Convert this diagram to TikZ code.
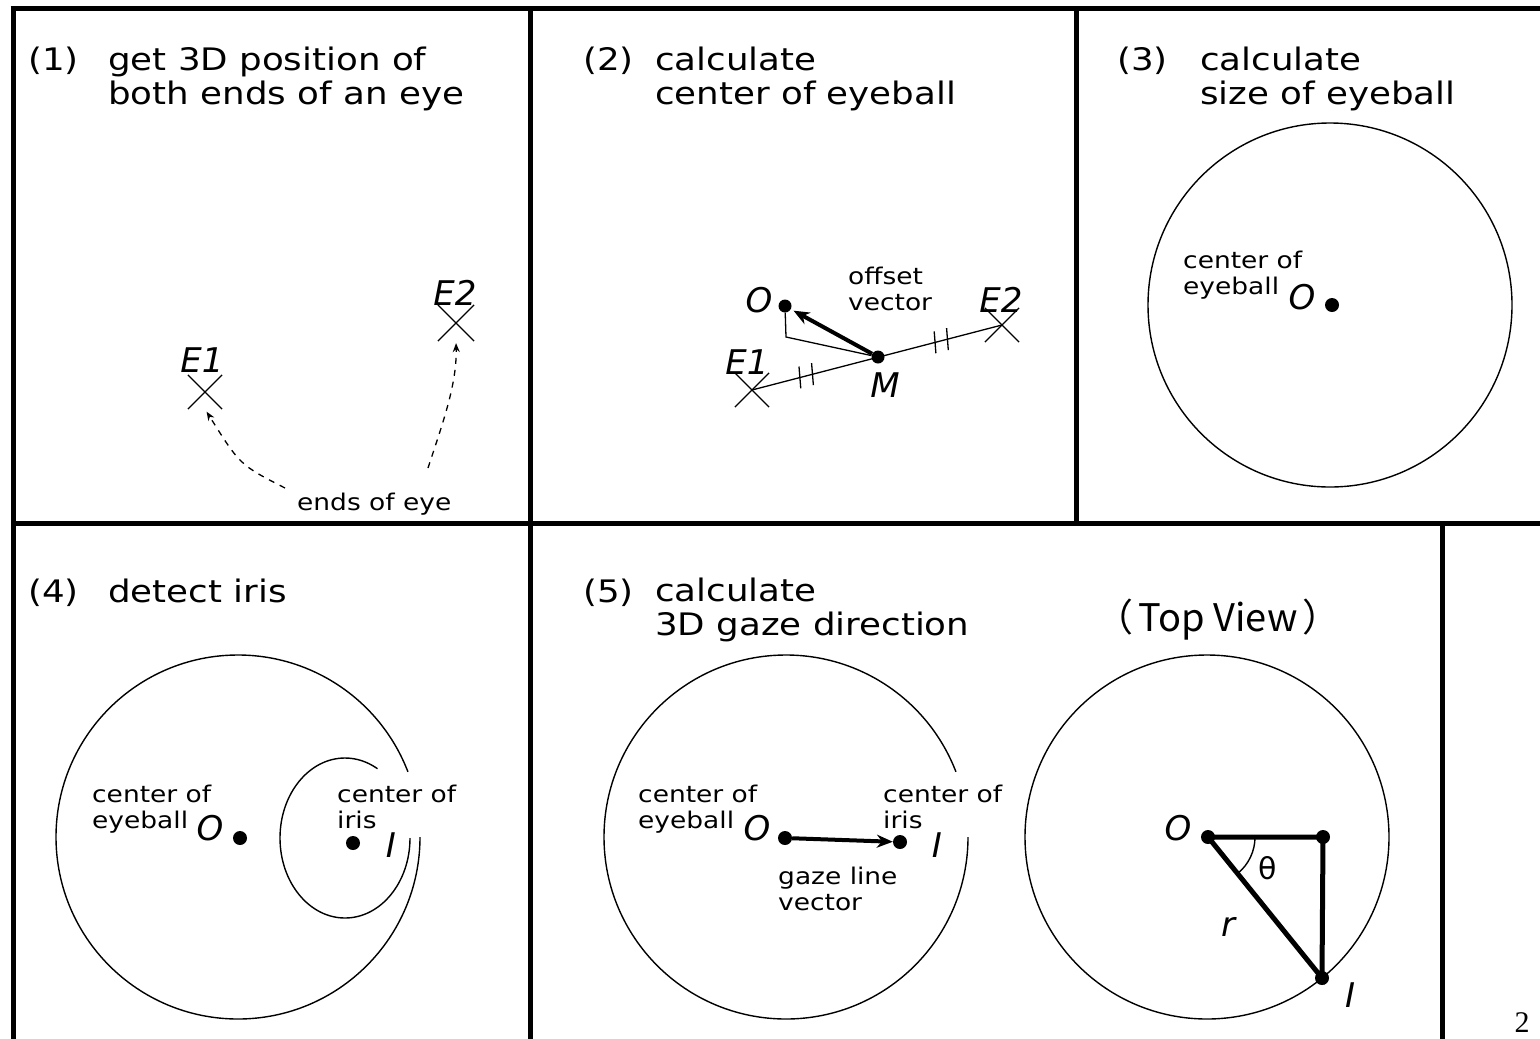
\documentclass[tikz,border=0pt]{standalone}
\usepackage{fontspec}
\usepackage{tikz}
\usetikzlibrary{arrows.meta,shapes.misc,calc,positioning}
\newfontfamily\bodyfont[FakeStretch=1.15]{DejaVu Sans}
\newfontfamily\lblfont{DejaVu Sans}
\newfontfamily\jpfont{Noto Sans CJK JP}
\newfontfamily\pagefont{Liberation Serif}

\begin{document}
\begin{tikzpicture}[
  x=1pt, y=-1pt,
  frame/.style={line width=5pt},
  eye/.style={line width=1.4pt},
  ball/.style={circle, draw, line width=1.4pt, minimum size=364pt, inner sep=0pt},
  dot/.style={circle, fill, inner sep=0pt, minimum size=14pt},
  cross/.style={cross out, draw, inner sep=0pt, minimum size=33pt, line width=1.2pt},
  ttl/.style={font=\bodyfont\fontsize{31}{34}\selectfont, inner sep=0pt, align=left},
  txt/.style={font=\bodyfont\fontsize{23}{26}\selectfont, inner sep=0pt, align=left, anchor=north west},
  lbl/.style={font=\lblfont\itshape\fontsize{34}{34}\selectfont, inner sep=0pt},
  vec/.style={-{Stealth[length=16pt,width=13pt]}, line width=4pt},
  dasharrow/.style={-{Stealth[length=9pt,width=7pt]}, dash pattern=on 6pt off 6pt, line width=1.3pt},
  leg/.style={line width=1.3pt}
]
\useasboundingbox (0,0) rectangle (1540,1039);

% panel frames
\draw[frame] (10.5,8) -- (1540,8);
\draw[frame] (13,8) -- (13,1039);
\draw[frame] (13,523) -- (1540,523);
\draw[frame] (530,8) -- (530,1039);
\draw[frame] (1076,8) -- (1076,523);
\draw[frame] (1442,523) -- (1442,1039);

% (1) ends of the eye
\node[ttl, anchor=base west] (n1) at (28,70) {(1)};
\node[ttl, anchor=north west] (t1) at (108,47) {get 3D position of\\both ends of an eye};
\node[cross] (e1x) at (205,392) {};
\node[lbl] (e1) at (202,360) {E1};
\node[cross, minimum size=35pt] (e2x) at (456,323) {};
\node[lbl] (e2) at (455,293) {E2};
\node[txt] (ends) at (297,493) {ends of eye};
\coordinate (endsL) at (285,488);
\coordinate (endsR) at (428,468);
\draw[dasharrow, shorten >=3pt] (endsL) .. controls (240,465) .. (e1x.south);
\draw[dasharrow, shorten >=2pt] (endsR) .. controls (442,425) and (457,385) .. (e2x.south);

% (2) center of eyeball
\node[ttl, anchor=base west] (n2) at (583,70) {(2)};
\node[ttl, anchor=north west] (t2) at (655,47) {calculate\\center of eyeball};
\node[cross] (f1x) at (752,390) {};
\node[lbl] (f1) at (747,362) {E1};
\node[cross] (f2x) at (1002,325) {};
\node[lbl] (f2) at (1001,300) {E2};
\node[dot, minimum size=13pt] (m) at (878,357) {};
\node[lbl] (ml) at (885,385) {M};
\node[dot, minimum size=13pt] (o2) at (785,306) {};
\node[lbl] (o2l) at (759,300) {O};
\node[txt] (off) at (848,267) {offset\\vector};
\coordinate (foot) at (786,337);
\draw[leg] (f1x.center) -- (f2x.center);
\draw[leg] (o2) -- (foot) -- (m);
\draw[vec, shorten >=3pt] (m) -- (o2);
\foreach \t in {0.38,0.48}
  \draw[leg] ($(f1x.center)!\t!(m)!11pt!80:(m)$) -- ($(f1x.center)!\t!(m)!11pt!-100:(m)$);
\foreach \t in {0.46,0.56}
  \draw[leg] ($(m)!\t!(f2x.center)!11pt!80:(f2x.center)$) -- ($(m)!\t!(f2x.center)!11pt!-100:(f2x.center)$);

% (3) size of eyeball
\node[ttl, anchor=base west] (n3) at (1117,70) {(3)};
\node[ttl, anchor=north west] (t3) at (1200,47) {calculate\\size of eyeball};
\node[ball] (ball3) at (1330,305) {};
\node[dot] (o3) at (1332,305) {};
\node[lbl] (o3l) at (1302,297) {O};
\node[txt] (c3) at (1183,251) {center of\\eyeball};

% (4) iris
\node[ttl, anchor=base west] (n4) at (28,602) {(4)};
\node[ttl, anchor=base west] (t4) at (108,602) {detect iris};
\coordinate (c4) at (238,837);
\draw[eye] ($(c4)+(182,0)$) arc (0:339:182);
\coordinate (ir4) at (345,838);
\draw[eye] ($(ir4)+(65,0)$) arc[start angle=0, end angle=300, x radius=65, y radius=80];
\node[dot] (o4) at (240,838) {};
\node[lbl] (o4l) at (210,828) {O};
\node[dot] (i4) at (353,843) {};
\node[lbl] (i4l) at (391,845) {I};
\node[txt] (c4a) at (92,785) {center of\\eyeball};
\node[txt] (c4b) at (337,785) {center of\\iris};

% (5) gaze direction
\node[ttl, anchor=base west] (n5) at (583,602) {(5)};
\node[ttl, anchor=north west] (t5) at (655,578) {calculate\\3D gaze direction};
\node[font=\jpfont\fontsize{38}{38}\selectfont, inner sep=0pt] (top) at (1218,620) {（\hspace{5pt}Top View\hspace{5pt}）};
\coordinate (c5) at (786,837);
\draw[eye] ($(c5)+(182,0)$) arc (0:339:182);
\node[dot] (o5) at (785,838) {};
\node[lbl] (o5l) at (757,828) {O};
\node[dot] (i5) at (900,842) {};
\node[lbl] (i5l) at (937,845) {I};
\draw[vec] (o5) -- (i5);
\node[txt] (c5a) at (638,785) {center of\\eyeball};
\node[txt] (c5b) at (883,785) {center of\\iris};
\node[txt] (gz) at (778,867) {gaze line\\vector};

% top view
\node[ball] (ball6) at (1207,837) {};
\node[dot] (o6) at (1208,837) {};
\node[dot] (k6) at (1323,837) {};
\node[dot] (i6) at (1322,978) {};
\draw[line width=5pt] (o6.center) -- (k6.center) -- (i6.center) -- cycle;
\draw[eye] ($(o6.center)+(47,0)$) arc (0:50.6:47);
\node[font=\lblfont\fontsize{30}{30}\selectfont, inner sep=0pt] (th) at (1268,868) {θ};
\node[lbl] (o6l) at (1178,828) {O};
\node[lbl] (rl) at (1228,927) {r};
\node[lbl] (i6l) at (1350,995) {I};

\node[font=\pagefont\fontsize{30}{30}\selectfont, inner sep=0pt, anchor=north] (pg) at (1522,1012) {2};
\end{tikzpicture}
\end{document}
* * * * * * *
Exactly as written, please give again the lines from the beginning of the listing through the line containing "(1442,523) -- (1442,1039);", inclusive, without any pictures.

REPLY —
Convert this diagram to TikZ code.
\documentclass[tikz,border=0pt]{standalone}
\usepackage{fontspec}
\usepackage{tikz}
\usetikzlibrary{arrows.meta,shapes.misc,calc,positioning}
\newfontfamily\bodyfont[FakeStretch=1.15]{DejaVu Sans}
\newfontfamily\lblfont{DejaVu Sans}
\newfontfamily\jpfont{Noto Sans CJK JP}
\newfontfamily\pagefont{Liberation Serif}

\begin{document}
\begin{tikzpicture}[
  x=1pt, y=-1pt,
  frame/.style={line width=5pt},
  eye/.style={line width=1.4pt},
  ball/.style={circle, draw, line width=1.4pt, minimum size=364pt, inner sep=0pt},
  dot/.style={circle, fill, inner sep=0pt, minimum size=14pt},
  cross/.style={cross out, draw, inner sep=0pt, minimum size=33pt, line width=1.2pt},
  ttl/.style={font=\bodyfont\fontsize{31}{34}\selectfont, inner sep=0pt, align=left},
  txt/.style={font=\bodyfont\fontsize{23}{26}\selectfont, inner sep=0pt, align=left, anchor=north west},
  lbl/.style={font=\lblfont\itshape\fontsize{34}{34}\selectfont, inner sep=0pt},
  vec/.style={-{Stealth[length=16pt,width=13pt]}, line width=4pt},
  dasharrow/.style={-{Stealth[length=9pt,width=7pt]}, dash pattern=on 6pt off 6pt, line width=1.3pt},
  leg/.style={line width=1.3pt}
]
\useasboundingbox (0,0) rectangle (1540,1039);

% panel frames
\draw[frame] (10.5,8) -- (1540,8);
\draw[frame] (13,8) -- (13,1039);
\draw[frame] (13,523) -- (1540,523);
\draw[frame] (530,8) -- (530,1039);
\draw[frame] (1076,8) -- (1076,523);
\draw[frame] (1442,523) -- (1442,1039);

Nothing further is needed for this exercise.